Set task:
Omit any picture, and return the remaining data exactly as written.

Data block:

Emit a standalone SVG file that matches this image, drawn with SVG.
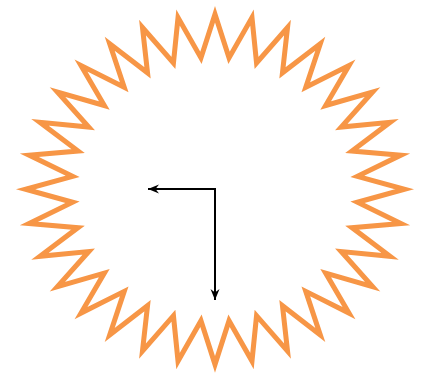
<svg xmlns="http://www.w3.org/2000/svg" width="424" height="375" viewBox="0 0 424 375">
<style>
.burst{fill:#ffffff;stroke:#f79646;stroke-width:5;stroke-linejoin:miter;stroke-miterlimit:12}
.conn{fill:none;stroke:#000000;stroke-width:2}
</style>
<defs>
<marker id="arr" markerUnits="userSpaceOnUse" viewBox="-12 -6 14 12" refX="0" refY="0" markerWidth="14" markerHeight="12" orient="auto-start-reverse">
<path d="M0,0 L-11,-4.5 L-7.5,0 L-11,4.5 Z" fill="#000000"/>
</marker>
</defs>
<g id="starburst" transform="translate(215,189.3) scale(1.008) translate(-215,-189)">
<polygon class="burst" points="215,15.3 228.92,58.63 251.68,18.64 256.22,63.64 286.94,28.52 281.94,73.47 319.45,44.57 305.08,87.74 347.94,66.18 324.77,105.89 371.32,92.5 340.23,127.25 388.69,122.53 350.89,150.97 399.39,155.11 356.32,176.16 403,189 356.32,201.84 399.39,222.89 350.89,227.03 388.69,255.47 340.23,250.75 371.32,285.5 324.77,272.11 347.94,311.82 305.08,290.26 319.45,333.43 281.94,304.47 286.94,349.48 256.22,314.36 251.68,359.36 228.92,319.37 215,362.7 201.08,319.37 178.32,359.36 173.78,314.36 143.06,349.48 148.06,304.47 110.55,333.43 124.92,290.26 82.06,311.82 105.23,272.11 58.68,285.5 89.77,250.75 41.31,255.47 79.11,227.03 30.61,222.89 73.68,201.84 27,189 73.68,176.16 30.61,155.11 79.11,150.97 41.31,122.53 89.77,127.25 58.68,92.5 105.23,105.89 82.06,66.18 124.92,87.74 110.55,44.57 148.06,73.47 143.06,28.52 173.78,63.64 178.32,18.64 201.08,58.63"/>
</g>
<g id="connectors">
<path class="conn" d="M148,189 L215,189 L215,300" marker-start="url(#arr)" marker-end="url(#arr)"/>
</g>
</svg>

Response for this exercise:
Emit a standalone SVG file that matches this image, drawn with SVG.
<svg xmlns="http://www.w3.org/2000/svg" width="424" height="375" viewBox="0 0 424 375">
<style>
.burst{fill:#ffffff;stroke:#f79646;stroke-width:5;stroke-linejoin:miter;stroke-miterlimit:12}
.conn{fill:none;stroke:#000000;stroke-width:2}
</style>
<defs>
<marker id="arr" markerUnits="userSpaceOnUse" viewBox="-12 -6 14 12" refX="0" refY="0" markerWidth="14" markerHeight="12" orient="auto-start-reverse">
<path d="M0,0 L-11,-4.5 L-7.5,0 L-11,4.5 Z" fill="#000000"/>
</marker>
</defs>
<g id="starburst" transform="translate(215,189.3) scale(1.008) translate(-215,-189)">
<polygon class="burst" points="215,15.3 228.92,58.63 251.68,18.64 256.22,63.64 286.94,28.52 281.94,73.47 319.45,44.57 305.08,87.74 347.94,66.18 324.77,105.89 371.32,92.5 340.23,127.25 388.69,122.53 350.89,150.97 399.39,155.11 356.32,176.16 403,189 356.32,201.84 399.39,222.89 350.89,227.03 388.69,255.47 340.23,250.75 371.32,285.5 324.77,272.11 347.94,311.82 305.08,290.26 319.45,333.43 281.94,304.47 286.94,349.48 256.22,314.36 251.68,359.36 228.92,319.37 215,362.7 201.08,319.37 178.32,359.36 173.78,314.36 143.06,349.48 148.06,304.47 110.55,333.43 124.92,290.26 82.06,311.82 105.23,272.11 58.68,285.5 89.77,250.75 41.31,255.47 79.11,227.03 30.61,222.89 73.68,201.84 27,189 73.68,176.16 30.61,155.11 79.11,150.97 41.31,122.53 89.77,127.25 58.68,92.5 105.23,105.89 82.06,66.18 124.92,87.74 110.55,44.57 148.06,73.47 143.06,28.52 173.78,63.64 178.32,18.64 201.08,58.63"/>
</g>
<g id="connectors">
<path class="conn" d="M148,189 L215,189 L215,300" marker-start="url(#arr)" marker-end="url(#arr)"/>
</g>
</svg>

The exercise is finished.